On peut à la rigueur supporter l’inacceptable lorsqu’un Rajoy considère comme insignifiantes les manifestation des peuples ibériques : après tout, dans cette parodie qu’est devenue le processus démocratique, il a gagné les élections, la forme y est. Mais pour mettre en place les mêmes mesures, en Italie et en Grèce on est passé à des gouvernements non - élus, à un flou institutionnel et juridique digne des régimes autoritaires sévissant sur d’autres continents et en d’autres temps, à des pertes de souveraineté criardes, à une paupérisation galopante que les technocrates européens ne peuvent plus occulter, malgré leurs discours lénifiants. C’est justement ces régimes hybrides que The Economist et tous les commentateurs précités prennent comme l’exemple à suivre. A leurs yeux, tout processus démocratique, pourtant perverti par les faux débats, faussé par les campagnes électorales et leurs faiseurs d’images fuyant l’essentiel comme le diable, travestis par des mensonges honteux à répétition (hubris pour toute démocratie qui se respecte mais pourtant banalisés), restent un risque : malgré tout cela, le citoyen pourrait choisir la mauvaise voie, celle de leur contestation. Alors, arme suprême, ils nous préviennent, comme le faisait Sparte il y a deux mille cinq cent ans : est juste ce qui fait notre affaire et légal ce qui préserve nos intérêts.

Curieuse manière, en effet, de faire l’apologie de l’incivisme, de la soumission aux plus puissants, d’entériner la corruption. Rien que de penser faire payer des impôts aux plus riches reste impossible par ce qu’ils vont partir ailleurs. C’est tellement impossible, explique The Economist que quiconque le conçoit est ridicule et dangereux. Soit, ne paieront des impôts que ceux qui, enchaînés à leur travail, à leur pays, à leur famille, salariés et fonctionnaires, ne peuvent pas prendre le large, ne peuvent pas profiter des paradis fiscaux (désormais disparus selon le président –candidat), ni du secret bancaire extraterritorialisé. 

Le discours politique financier se radicalise.

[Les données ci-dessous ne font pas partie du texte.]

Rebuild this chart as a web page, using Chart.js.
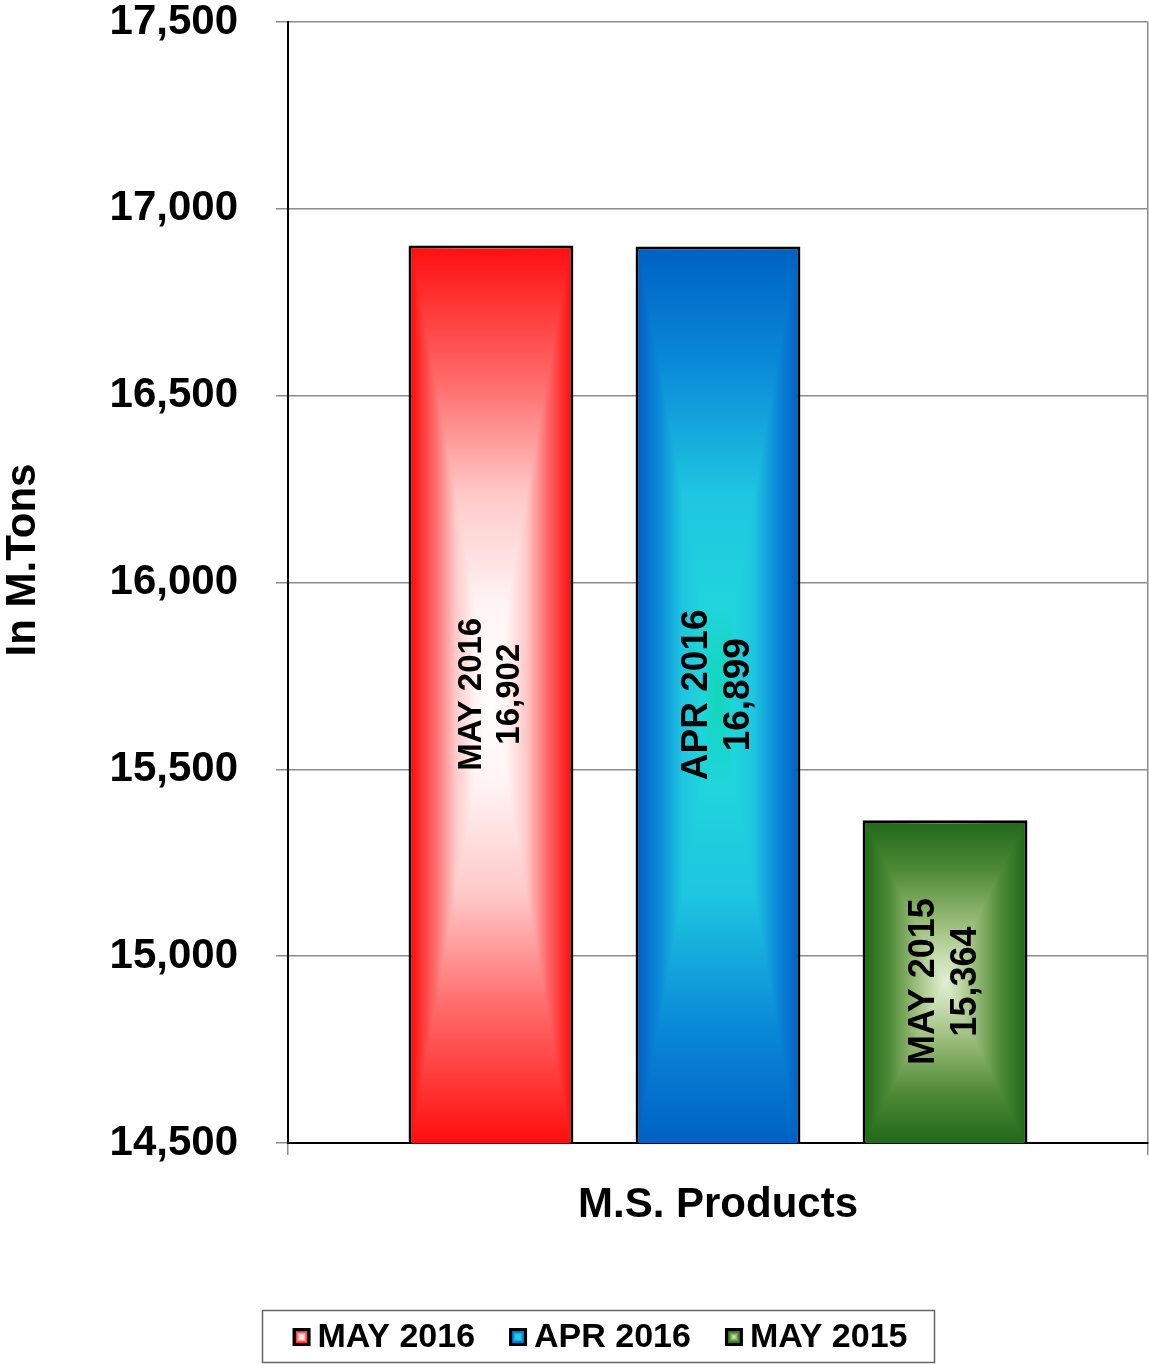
<!DOCTYPE html>
<html>
<head>
<meta charset="utf-8">
<script src="https://cdn.jsdelivr.net/npm/chart.js@4.4.0/dist/chart.umd.min.js"></script>
<style>
  html, body { margin: 0; padding: 0; background: #fff; }
  #wrap { width: 1149px; height: 1364px; }
</style>
</head>
<body>
<div id="wrap"><canvas id="grafico" width="1149" height="1364"></canvas></div>
<script>
// dados
const categorias = ["M.S. Products"];
const series = ["MAY 2016", "APR 2016", "MAY 2015"];
const valores = [16902, 16899, 15364];
const ticksY = [14500, 15000, 15500, 16000, 16500, 17000, 17500];
const tituloY = "In M.Tons";

// estilo
const FONTE = "'Liberation Sans', Arial, Helvetica, sans-serif";
const corBorda = ["#ff1010", "#0062c4", "#226a1a"];
// gradiente retangular: borda (0) -> centro (1)
const gradientes = [
  [[0, "#ff1010"], [0.3, "#ff6b6b"], [0.55, "#ffc8c8"], [0.8, "#fff4f4"], [1, "#ffffff"]],
  [[0, "#0062c4"], [0.25, "#0a88d8"], [0.55, "#1ec6e0"], [0.8, "#20d4dc"], [1, "#10d8b8"]],
  [[0, "#226a1a"], [0.3, "#4e8a36"], [0.6, "#94b873"], [0.85, "#c8dcb0"], [1, "#e2eed6"]],
];
const tamanhoRotulo = [33, 37, 36];

function gradiente(ctx, x0, y0, x1, y1, stops) {
  const g = ctx.createLinearGradient(x0, y0, x1, y1);
  stops.forEach(([o, c]) => g.addColorStop(o, c));
  return g;
}

function pintaRetangulo(ctx, x0, y0, x1, y1, stops) {
  const cx = (x0 + x1) / 2, cy = (y0 + y1) / 2;
  ctx.save();
  ctx.beginPath();
  ctx.rect(x0, y0, x1 - x0, y1 - y0);
  ctx.clip();
  // fundo com gradiente horizontal (espelhado)
  ctx.fillStyle = gradiente(ctx, x0, 0, cx, 0, stops);
  ctx.fillRect(x0, y0, cx - x0, y1 - y0);
  ctx.fillStyle = gradiente(ctx, x1, 0, cx, 0, stops);
  ctx.fillRect(cx, y0, x1 - cx, y1 - y0);
  // triangulos de cima e de baixo com gradiente vertical
  ctx.beginPath();
  ctx.moveTo(x0, y0); ctx.lineTo(x1, y0); ctx.lineTo(cx, cy); ctx.closePath();
  ctx.fillStyle = gradiente(ctx, 0, y0, 0, cy, stops);
  ctx.fill();
  ctx.beginPath();
  ctx.moveTo(x0, y1); ctx.lineTo(x1, y1); ctx.lineTo(cx, cy); ctx.closePath();
  ctx.fillStyle = gradiente(ctx, 0, y1, 0, cy, stops);
  ctx.fill();
  ctx.restore();
}

const pluginBarras = {
  id: "barrasGradiente",
  afterDatasetDraw(chart, args) {
    const ctx = chart.ctx;
    const i = args.index;
    const bw = chart.data.datasets[i].borderWidth;
    const fundo = chart.chartArea.bottom;
    args.meta.data.forEach(el => {
      const { x, y, base, width } = el.getProps(["x", "y", "base", "width"], true);
      const b = Math.min(base, fundo);
      pintaRetangulo(ctx, x - width / 2 + bw, y + bw, x + width / 2 - bw, b - bw, gradientes[i]);
    });
  },
  afterDatasetsDraw(chart) {
    const ctx = chart.ctx;
    const fundo = chart.chartArea.bottom;
    chart.data.datasets.forEach((ds, i) => {
      const meta = chart.getDatasetMeta(i);
      meta.data.forEach((el, j) => {
        const { x, y, base } = el.getProps(["x", "y", "base"], true);
        const b = Math.min(base, fundo);
        const tam = tamanhoRotulo[i];
        const linhas = [ds.label, ds.data[j].toLocaleString("en-US")];
        const lh = tam * 1.15;
        ctx.save();
        ctx.translate(x, (y + b) / 2);
        ctx.rotate(-Math.PI / 2);
        ctx.font = `bold ${tam}px ${FONTE}`;
        ctx.fillStyle = "#000";
        ctx.textAlign = "center";
        ctx.textBaseline = "middle";
        ctx.fillText(linhas[0], 0, -lh / 2);
        ctx.fillText(linhas[1], 0, lh / 2);
        ctx.restore();
      });
    });
  },
  afterDraw(chart) {
    const ctx = chart.ctx;
    // titulo do eixo Y
    ctx.save();
    ctx.translate(23, 560);
    ctx.rotate(-Math.PI / 2);
    ctx.font = `bold 42px ${FONTE}`;
    ctx.fillStyle = "#000";
    ctx.textAlign = "center";
    ctx.textBaseline = "middle";
    ctx.fillText(tituloY, 0, 0);
    ctx.restore();

    // legenda com moldura
    ctx.save();
    ctx.strokeStyle = "#666";
    ctx.lineWidth = 1.5;
    ctx.strokeRect(262.5, 1310.5, 672, 52);
    ctx.font = `bold 34px ${FONTE}`;
    const caixa = 18, gap = 7, entre = 34;
    const larguras = series.map(s => ctx.measureText(s).width);
    const total = larguras.reduce((a, w) => a + caixa + gap + w, 0) + entre * (series.length - 1);
    let x = 600 - total / 2;
    const cy = 1337;
    series.forEach((s, i) => {
      ctx.fillStyle = "#000";
      ctx.fillRect(x, cy - caixa / 2, caixa, caixa);
      pintaRetangulo(ctx, x + 3, cy - caixa / 2 + 3, x + caixa - 3, cy + caixa / 2 - 3, gradientes[i]);
      ctx.fillStyle = "#000";
      ctx.textAlign = "left";
      ctx.textBaseline = "middle";
      ctx.fillText(s, x + caixa + gap, cy + 1);
      x += caixa + gap + larguras[i] + entre;
    });
    ctx.restore();
  }
};

const ctx = document.getElementById("grafico").getContext("2d");

new Chart(ctx, {
  type: "bar",
  data: {
    labels: categorias,
    datasets: series.map((s, i) => ({
      label: s,
      data: [valores[i]],
      backgroundColor: corBorda[i],
      borderColor: "#000",
      borderWidth: 3,
      borderSkipped: false,
      categoryPercentage: 0.792,
      barPercentage: 0.726,
    })),
  },
  options: {
    responsive: false,
    animation: false,
    devicePixelRatio: 1,
    layout: { padding: { top: 22, right: 1, bottom: 134, left: 0 } },
    plugins: { legend: { display: false }, tooltip: { enabled: false } },
    scales: {
      x: {
        offset: true,
        grid: { display: true, drawOnChartArea: true, offset: true, color: "#8c8c8c", lineWidth: 1.5, tickLength: 12 },
        border: { display: true, color: "#000", width: 2 },
        ticks: { font: { family: FONTE, size: 42, weight: "bold" }, color: "#000", padding: 25 },
        afterFit: s => { s.height = 87; },
      },
      y: {
        min: 14500,
        max: 17500,
        afterBuildTicks: s => { s.ticks = ticksY.map(v => ({ value: v })); },
        grid: { color: "#8c8c8c", lineWidth: 1.5, tickLength: 12 },
        border: { display: true, color: "#000", width: 2 },
        ticks: {
          font: { family: FONTE, size: 42, weight: "bold", lineHeight: 1 },
          color: "#000",
          padding: 38,
          callback: v => v.toLocaleString("en-US"),
        },
        afterFit: s => {
          s.width = 288;
          s.paddingTop = 21;
          s.paddingBottom = 21;
        },
      },
    },
  },
  plugins: [pluginBarras],
});
</script>
</body>
</html>
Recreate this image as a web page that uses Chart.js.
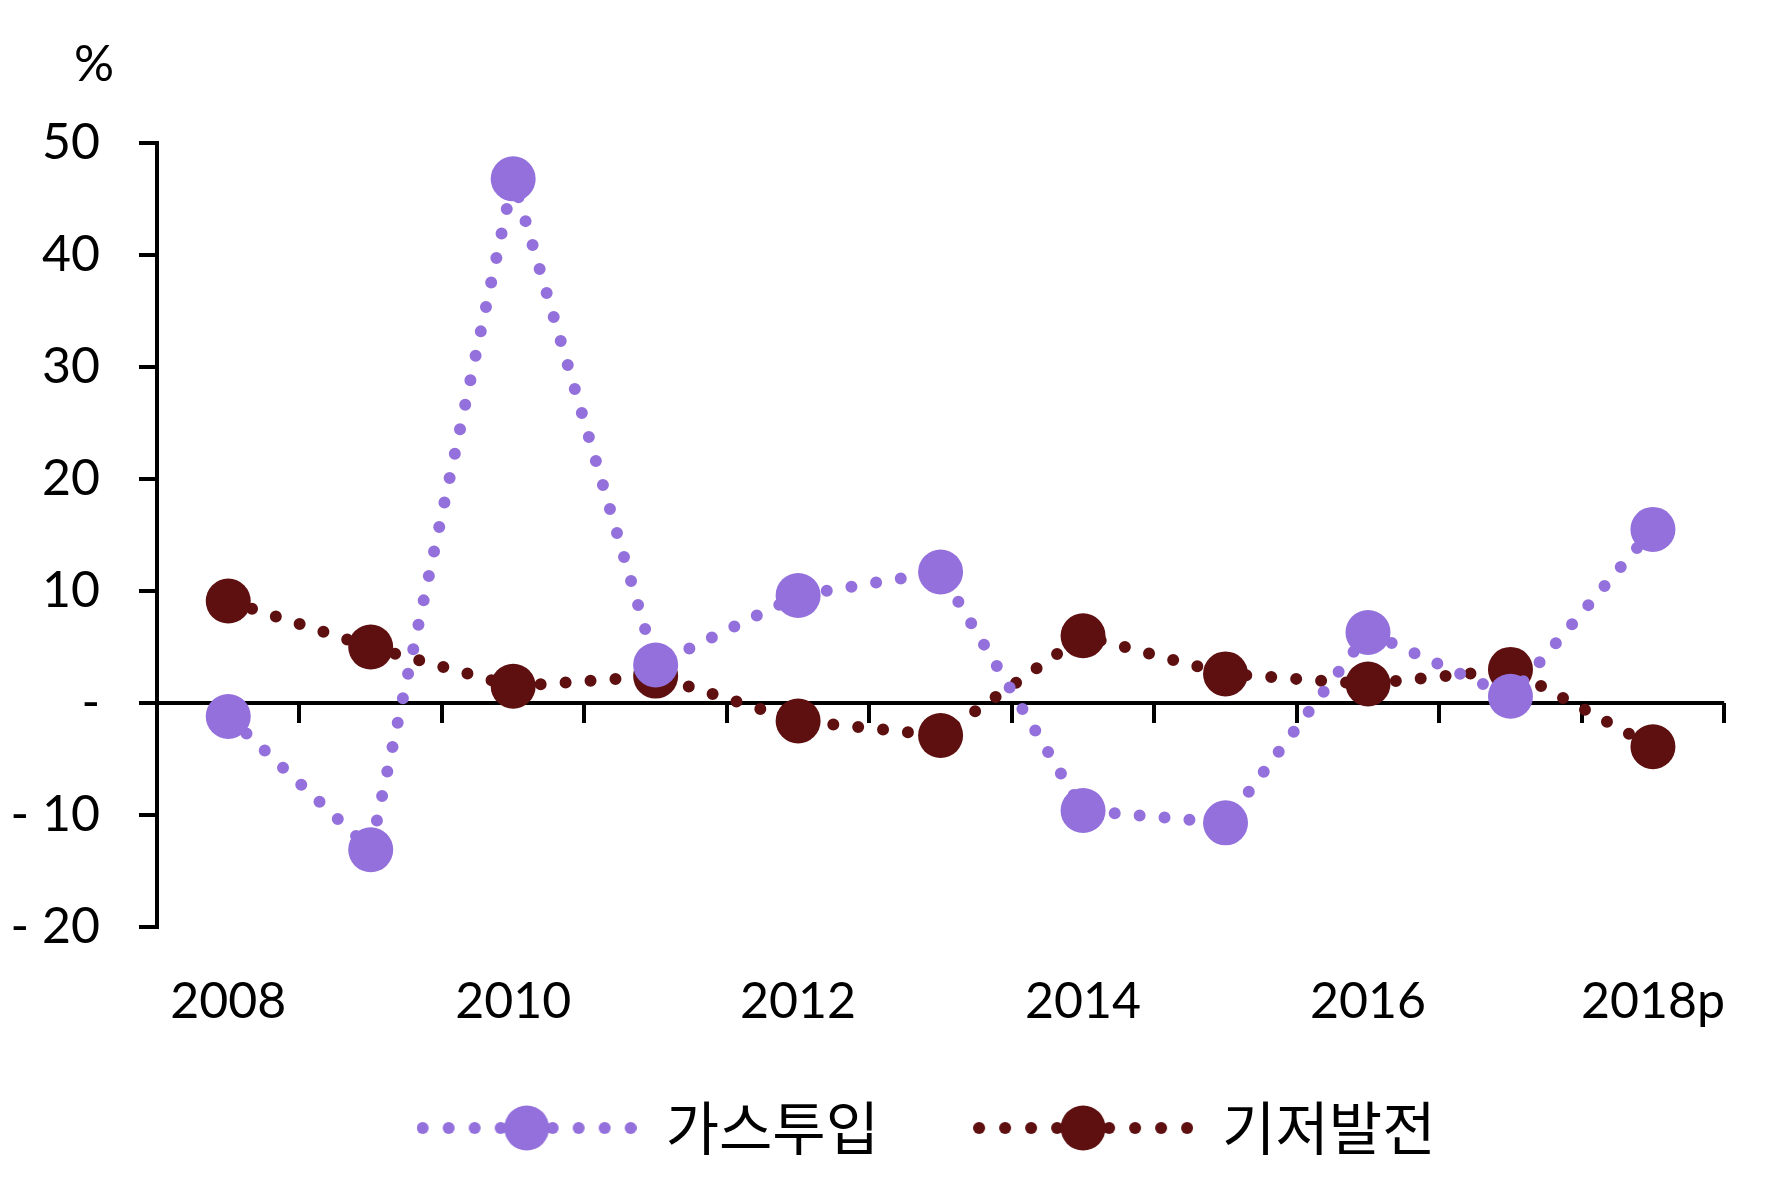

Il y a encore quelques années, il avançait ses critiques sur l’Etat dépensier ou le syndicalisme politique mais gardait les apparences, ne s’en prenant qu’à la marge aux institutions démocratiques. Aujourd’hui, c’est chose faite. L’oligarchie financière tient son discours oligarchique, conteste les élections et leurs résultats probables, et prévient : ceux qui s’aventurent sur les chemins multiples de la démocratie sont des utopistes malsains. Il n’existe qu’une route, une autoroute, la leur, et pour y circuler il faut faire payer à leurs peuples un péage exorbitant.

 

Le président -candidat ose affirmer que la crise semble être derrière nous. Qu’est ce qui lui permet de dire une chose pareille (à part sa propension à l’inexact) ? Sans doute le message de la vieille Albion : peu importe les données, les indices macroéconomiques, la dette de la Grande Bretagne. Rien ne lui arrivera tant qu’elle restera le serviteur obligé du marché. Le message présidentiel reste avant tout politique : hors de moi, de mes connections, de mes reculades et de mes incohérences, pas de salut. Je suis ainsi, mais je vous préserve des foudres du marché. En effet. Pendant ce quinquennat, le président -candidat s’est pris pour beaucoup de choses : riche exhibitionniste, peuple grognard, majorité silencieuse vindicative,  Du Guesclin ou Bismarck ; désormais il se croit sens unique.

Une fois encore, on est enclin à sourire. Cependant le radicalisme financier, lui, ne rigole pas. Avant qu’il ne soit trop tard, que les dernières digues ne sautent, que la loi ne soit plus qu’une pièce shakespearienne, Comme il vous plaira en occurrence, il faut lui opposer une autre radicalité. Celle qui rendra au mot de crise son vrai sens, celui du jugement.

Yes, we have to be dangerous. Non par bravade utopique, mais par simple esprit de conservation.